The proposed rezoning zoning is not compatible with the community’s vision of a mixed use, walkable development pattern outlined in the South Broad Redevelopment Plan and in the 2015 Broad Street zoning study. The zoning study identified the UGC-Urban General Commercial Zone as the most appropriate zone for this area based on its intent and standards that promote urban, multi-modal, walkable commercial development patterns. The preamble to the 2015 zoning change states the following:
“WHEREAS, the South Broad area is planned for traditional urban development with multi-story buildings and a mix of uses intended to provide a concentration of goods and services that attract commerce within a walkable urban environment while also building on the natural assets of the river, creeks and mountains; and
WHEREAS, South Broad is experiencing new growth and investment due to extension of the Riverwalk and other transportation infrastructure and is in need of zoning that is more in keeping with the South Broad plan vision for a town center destination that is walkable and safe; and
WHEREAS, the current zoning regulations [C-2 and M-1] do not include standards that relate well to the urban environment desired.”Additionally, the South Broad Redevelopment Plan identifies this specific location as a gateway for St. Elmo, South Broad, and Chattanooga’s downtown.

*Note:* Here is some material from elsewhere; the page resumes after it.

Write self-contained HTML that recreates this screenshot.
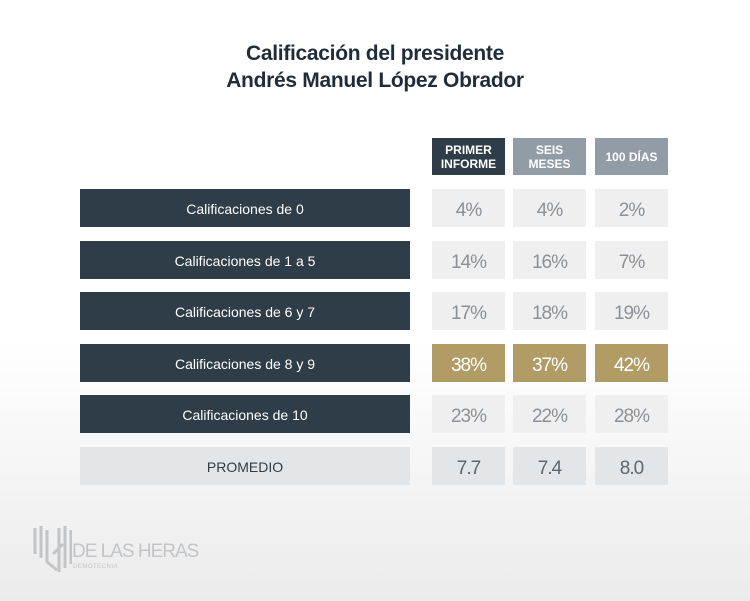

The proposed use of a grocery store would be allowed and appropriate in the UGC zone if built in an urban development form.
If the concern with the UGC Zone is the building footprint size, the appropriate process would be to file an application with the Regional Planning Agency to request a standard deviation from the maximum building size as described in the UGC Zone. The Chattanooga-Hamilton County Regional Planning Commission may grant deviations from the maximum building mass requirements, and the building setbacks, if the applicant presents an alternative that complies with the stated intent, goals
and general standards of the UGC Zone.
The site directly abuts the Riverwalk expansion that is meant to provide pedestrian and cyclist access throughout the urban core. The requested C-2 Zone and the proposed development pattern are not compatible with that increased pedestrian activity.
The proposed development form is not compatible with the recent City investment in crosswalks and bike lanes at South
Broad St. and St. Elmo Ave which are intended to promote pedestrian activity.
Building placement is a long term investment. It sets a precedent for the form of an area. The requested C-2 zone is intended to create a suburban commercial corridor development pattern which is not consistent with the community’s adopted vision for this area. Many grocery stores have built “urban” stores in other cities.